Crane v. Sun Oil Co.

ON REHEARING

PER CURIAM.

This note is in answer to defendants’-appellants’ application for a rehearing. We have again considered very carefully the errors cited by appellants and are further convinced that our original opinion should stand but that some further explanation may be helpful.

At the outset we state that in considering our main opinion, the reader must bear in mind several salient facts. The first is that the sole question before the court deals with the determination of the parties’ rights under not one but two leases. The lease sought to be cancelled is the Proctor lease and it pertained to Lot C, located in the NW 1/4 of Section 33, and designated as drilling unit “SU-F”. The second lease is composed of Lot E, located in the SW 1/4 of Section 33, and designated as drilling unit “SU-K”, and is referred to as the Gottlieb lease. Both of these lots are shown on a plat of survey dated April 26, 1964 by James R. Joffrion. This plat is attached to both leases. It shows both lots as having a depth of 2640 feet or 40 chains. The Proctor lease was executed on May 19, 1965. The Gottlieb lease was executed on May 16, 1961. At the time plaintiffs asked for the cancellation of the Proctor lease, the lessors and the lessees under both leases were the same parties.

It must also be borne in mind that the evidence clearly shows that the Commissioner’s order divided Section 33 (among others) into four drilling units with each drilling unit being equal and corresponding to a quarter section.

When Mr. Spikes made his survey and prepared “Sun Oil Company Exhibit G-5” he found according to his measurements that the western boundaries of Sections 33 and 40 were short and would not permit the assignment to each quarter section a depth of 2640 feet or 40 chains. He therefore pro-rated the shortage between the two sections and assigned to each quarter section a depth on their western boundaries of 2618.33 feet. This is the plat that was accepted by the Commissioner of Conservation and made a part of his order. Thus we can see that there is a difference in depth in each quarter section (SU-F and SU-K) and Lot C and Lot E of 21.27 feet because Lots C and E called for depths of 2640 feet.

Now in our judgment and as we stated in our original opinion, defendants have taken up this slack by shorting Lot E while giving to Lot C its full measurement of 2640 feet. This also causes the southern line of Lot C to fall into the SW 1/4 of Section 33 or drilling unit SU-K.

This is what we have held defendants cannot do. If the quarter section line is the boundary line between Lots C and E as their titles clearly indicate, defendants cannot ignore the measurements of Lot E which also calls for a depth of 2640 feet. If defendants would accord to Lot E its full measurement we would find that the northern line of this lot would extend into' *23the NW 1/4 of Section 33, contrary to its title.

Defendants as the lessees of both of these tracts are just as hound by the title of plaintiff as is the plaintiff herself.

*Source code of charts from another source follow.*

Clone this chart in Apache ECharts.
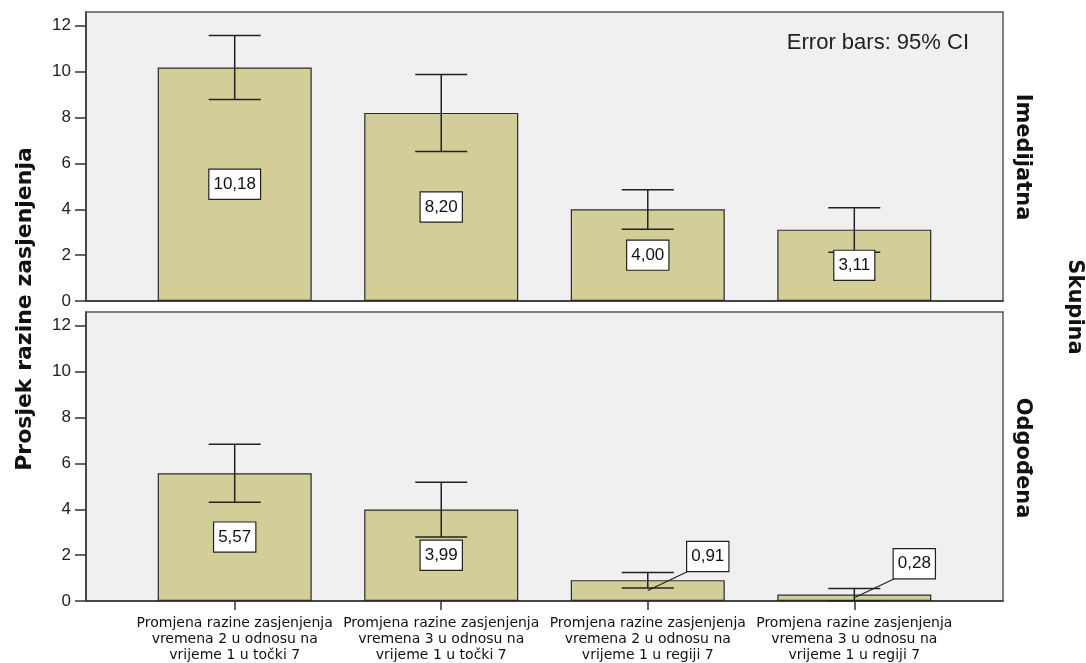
<!DOCTYPE html>
<html>
<head>
<meta charset="utf-8">
<script src="https://cdn.jsdelivr.net/npm/echarts@6/dist/echarts.min.js"></script>
<style>
html,body{margin:0;padding:0;background:#fff;}
#chart{width:1086px;height:663px;}
</style>
</head>
<body>
<div id="chart"></div>
<script>
const categories = [
  'Promjena razine zasjenjenja\nvremena 2 u odnosu na\nvrijeme 1 u točki 7',
  'Promjena razine zasjenjenja\nvremena 3 u odnosu na\nvrijeme 1 u točki 7',
  'Promjena razine zasjenjenja\nvremena 2 u odnosu na\nvrijeme 1 u regiji 7',
  'Promjena razine zasjenjenja\nvremena 3 u odnosu na\nvrijeme 1 u regiji 7'
];
const groups = ['Imedijatna', 'Odgođena'];
const meansImedijatna = [10.18, 8.20, 4.00, 3.11];
const ciLowImedijatna = [8.78, 6.52, 3.13, 2.13];
const ciHighImedijatna = [11.57, 9.87, 4.85, 4.07];
const meansOdgodena = [5.57, 3.99, 0.91, 0.28];
const ciLowOdgodena = [4.31, 2.79, 0.57, 0.01];
const ciHighOdgodena = [6.83, 5.18, 1.24, 0.55];
const yTicks = [0, 2, 4, 6, 8, 10, 12];
const catPositions = [0, 1, 2, 3];
const yTitle = 'Prosjek razine zasjenjenja';
const panelTitle = 'Skupina';
const noteText = 'Error bars: 95% CI';

const FONT = 'Liberation Sans, Arial, sans-serif';
const FONT2 = 'DejaVu Sans, Verdana, sans-serif';
const panels = [
  {means: meansImedijatna, lo: ciLowImedijatna, hi: ciHighImedijatna},
  {means: meansOdgodena, lo: ciLowOdgodena, hi: ciHighOdgodena}
];

const fmt = v => v.toFixed(2).replace('.', ',');

const grids = [
  {left: 86, right: 83, top: 12, height: 289},
  {left: 86, right: 83, top: 312, height: 289}
].map(g => Object.assign(g, {show: true, backgroundColor: '#f0f0f0', borderColor: '#5a5a5a', borderWidth: 1.5}));

const xAxes = [0, 1].map(i => ({
  type: 'value', gridIndex: i, min: -0.72, max: 3.72,
  splitLine: {show: false},
  axisLine: {show: true, onZero: false, lineStyle: {color: '#333', width: 1.5}},
  axisTick: i === 1 ? {show: true, customValues: catPositions, length: 9, lineStyle: {color: '#333', width: 1.5}} : {show: false},
  axisLabel: i === 1 ? {
    show: true, customValues: catPositions,
    formatter: v => categories[Math.round(v)] || '',
    fontFamily: FONT2, fontSize: 14, lineHeight: 16, color: '#111', margin: 14
  } : {show: false}
}));

const yAxes = [0, 1].map(i => ({
  type: 'value', gridIndex: i, min: 0, max: 12.6, interval: 2,
  splitLine: {show: false},
  axisLine: {show: true, onZero: false, lineStyle: {color: '#333', width: 1.5}},
  axisTick: {show: true, customValues: yTicks, length: 11, lineStyle: {color: '#333', width: 1.5}},
  axisLabel: {show: true, customValues: yTicks, fontFamily: FONT, fontSize: 17, color: '#222', margin: 15}
}));

const series = [];
panels.forEach((p, i) => {
  series.push({
    type: 'bar', xAxisIndex: i, yAxisIndex: i,
    data: p.means.map((v, k) => [catPositions[k], v]),
    barWidth: 154,
    itemStyle: {color: '#d3ce97', borderColor: '#2b2b2b', borderWidth: 1.2},
    silent: true
  });
  series.push({
    type: 'custom', xAxisIndex: i, yAxisIndex: i,
    data: p.lo.map((v, k) => [catPositions[k], v, p.hi[k]]),
    encode: {x: 0, y: [1, 2]},
    renderItem: (params, api) => {
      const x = api.value(0);
      const a = api.coord([x, api.value(1)]);
      const b = api.coord([x, api.value(2)]);
      const hw = 26;
      const st = {stroke: '#222', lineWidth: 1.5};
      return {type: 'group', children: [
        {type: 'line', shape: {x1: a[0], y1: a[1], x2: b[0], y2: b[1]}, style: st},
        {type: 'line', shape: {x1: a[0] - hw, y1: a[1], x2: a[0] + hw, y2: a[1]}, style: st},
        {type: 'line', shape: {x1: b[0] - hw, y1: b[1], x2: b[0] + hw, y2: b[1]}, style: st}
      ]};
    },
    z: 5, silent: true
  });
  series.push({
    type: 'custom', xAxisIndex: i, yAxisIndex: i,
    data: p.means.map((v, k) => [catPositions[k], v]),
    encode: {x: 0, y: 1},
    renderItem: (params, api) => {
      const x = api.value(0), v = api.value(1);
      const c = api.coord([x, v / 2]);
      const hPx = api.size([0, v])[1];
      const textStyle = {
        text: fmt(v), x: 0, y: 0, fill: '#111', font: '17px ' + FONT,
        align: 'center', verticalAlign: 'middle',
        backgroundColor: '#fff', borderColor: '#222', borderWidth: 1.2,
        padding: [7, 4, 5, 4]
      };
      if (hPx >= 34) {
        return {type: 'text', x: c[0], y: c[1], style: textStyle, z2: 10};
      }
      const tx = c[0] + 60, ty = c[1] - 34;
      return {type: 'group', children: [
        {type: 'line', shape: {x1: c[0], y1: c[1], x2: tx - 20, y2: ty + 15}, style: {stroke: '#222', lineWidth: 1.2}},
        {type: 'text', x: tx, y: ty, style: textStyle, z2: 10}
      ]};
    },
    z: 10, silent: true
  });
});

const option = {
  animation: false,
  backgroundColor: '#fff',
  grid: grids,
  xAxis: xAxes,
  yAxis: yAxes,
  series: series,
  graphic: [
    {type: 'text', x: 25, y: 309, rotation: Math.PI / 2,
     style: {text: yTitle, font: 'bold 22px ' + FONT2, fill: '#111', align: 'center', verticalAlign: 'middle'}},
    {type: 'text', x: 1022, y: 157, rotation: -Math.PI / 2,
     style: {text: groups[0], font: 'bold 21px ' + FONT2, fill: '#111', align: 'center', verticalAlign: 'middle'}},
    {type: 'text', x: 1022, y: 458, rotation: -Math.PI / 2,
     style: {text: groups[1], font: 'bold 21px ' + FONT2, fill: '#111', align: 'center', verticalAlign: 'middle'}},
    {type: 'text', x: 1074, y: 307, rotation: -Math.PI / 2,
     style: {text: panelTitle, font: 'bold 21px ' + FONT2, fill: '#111', align: 'center', verticalAlign: 'middle'}},
    {type: 'text', x: 969, y: 43,
     style: {text: noteText, font: '22px ' + FONT, fill: '#222', align: 'right', verticalAlign: 'middle'}}
  ]
};

const chart = echarts.init(document.getElementById('chart'), null, {renderer: 'canvas'});
chart.setOption(option);
</script>
</body>
</html>
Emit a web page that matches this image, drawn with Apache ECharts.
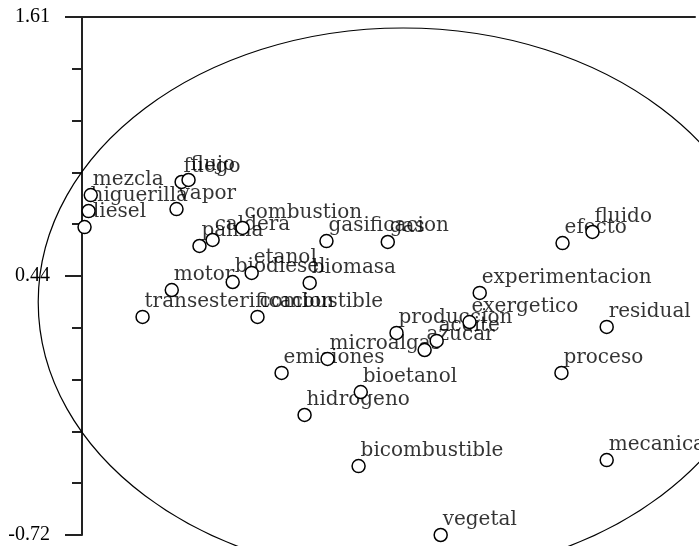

The Gottlieb lease was executed first. It appears to us that its provisions should be given effect equal to that of the Proctor lease which would place the dividing line between these two tracts on the quarter section line.

When we made reference to “failure of title” in our main opinion, we were referring to the provision in both leases which gives the lessor the right to adjust interior measurements of a drilling unit so that the lessor will not pay royalties for more land than it has leased. On defendants’ exhibit (D-14) which was prepared to accompany “Oil and Gas Division Order No. 9561” prepared by Mr. Spikes, defendants’ surveyor, we note that Lot E is designated as Tract K-3 (70.77 acres); whereas, the Gottlieb lease and the Joffrion survey called for Lot E to contain 75.39 acres. Thus it is clear to us exactly what defendants have done. They have reduced the size of Lot E as shown on the Joffrion map by 4.62 acres and do not permit the northern boundary of Lot E to conform to the quarter section line as required by its title.

In defendants’ application for rehearing they have stated that we have gone de hors the record in making reference to the Barnes and Hawkins tracts. We obtained our information concerning the Barnes and Hawkins leases from data contained on defendants’ exhibit D-14.

In summary, we say that under the circumstances of this case the defendants are required to give equal weight to both the Proctor and Gottlieb leases. Accordingly, they are bound to comply with the request of plaintiff for the cancellation from the public records of the Proctor lease because none of the lands contained in this lease fell within a drilling unit because the leases involved clearly show that the boundary line between these two contiguous tracts is the quarter section line. These facts were known to the defendants when the request for cancellation of the Proctor lease was made. To consider only one lease (and that the second lease) and ignore the other lease (the first lease) would actually permit the juggling of boundary lines.

We reiterate that in our original opinion we did not change the size of a drilling unit as prescribed by the Commissioner of Conservation. It is for this particular reason that we do not consider the Commissioner an indispensable party. Neither have we changed or varied the boundary lines between any other owners of lands located in the respective drilling units.

For these reasons the application for rehearing is denied.